Babam dükkân için gerekli malzemeyi yılda bir kez İstanbul’dan alırdı. İstanbul’a gittiğinde Moşe ile karşılaştığını ve onun yakın ilgisini, Van’a olan özlemini her zaman anlatırdı.
Moşe’yi Van’dan gönderen hepimizin bilerek veya bilmeyerek uyguladığımız ötekileştirici tavırlardır.
Bu ötekileştirici tavır ise; demokrat ve herkese aynı mesafede olması gereken devletin, kendisini bir dinin, milliyetin veya düşüncenin tarafı saymasından kaynaklanmaktadır.
Genel olarak Türkiye’deki, özel olarak da Van’daki azınlıklarla ilgili anlatılacak, tartışılacak çok şey var. Ama bu yazıda amacımız bunları tartışmak değil elbette.
Bunları anlatmamın asıl nedeni, bu topraklarda halkların, dinlerin, inançların bir arada yaşamını sürdürmekte bir problemlerinin olmadığını ama ötekileştirici tavırların her zaman var olduğunun bilinmesi içindir. Bu tavırların geçmişte de var olması, bugün yaşananları elbette aklamaz.
Eskiden Van’da kullanılan bir özdeyiş vardı: “ Dam (ev) yanarsa sıçan (fare) da birlikte yanar” derlerdi.
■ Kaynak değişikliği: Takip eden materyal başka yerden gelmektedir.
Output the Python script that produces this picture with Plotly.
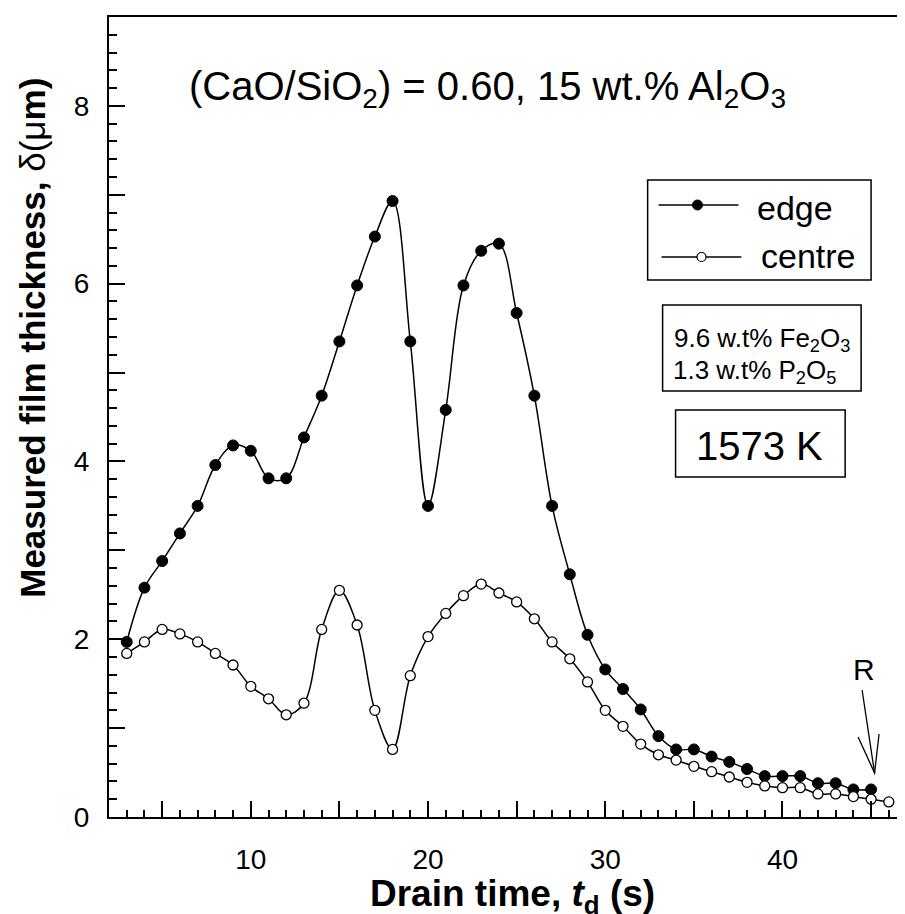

Van, doğası ve konumu ile önemli bir yerleşim merkezi. Bu şehrin hafızasını koruyarak, mevcut duruma uygun bir şekilde dönüştürüp yaşanılacak bir yer haline getirmek başta Belediye olmak üzere hepimizin görevi. Bu şehirde yaşamak eğer geçmişe göre kötüleşiyorsa bundan hepimiz zarar görürüz.
Son yirmi yılda nüfusu bir milyona dayanan şehri; Cumhuriyet Caddesine hapsolmaktan kurtarmak, zorunlu göçlerle şehre gelen yoksul insanların iş, aş ve yerleşim yeri sorunlarına çözüm üretmek yapılması gereken ilk iştir.
Eğer bu sorunlara şimdi çözüm bulamazsak, şehirde var olan uyuşturucu kullanımı, şiddet uygulama ve diğer keyfi davranışların önüne polisiye tedbirlerle geçilmesi mümkün değil.
Bunun için; başta Belediye olmak üzere, sivil toplum kuruluşları, siyasi partiler ve duyarlı herkesin katkısı ile halkın duyarlı hale getirilmesi gerekir. Bu sorunları çözmek tek başına Belediye ve STK’ların gücünü fazlası ile aşacağından devletinde desteği ile kapsamlı bir proje hazırlanmalı. Bu proje ile Van’ın imarından, Van Gölünün temizliğine kadar her konuda çözümler üretilmeli ve uygulanmalı.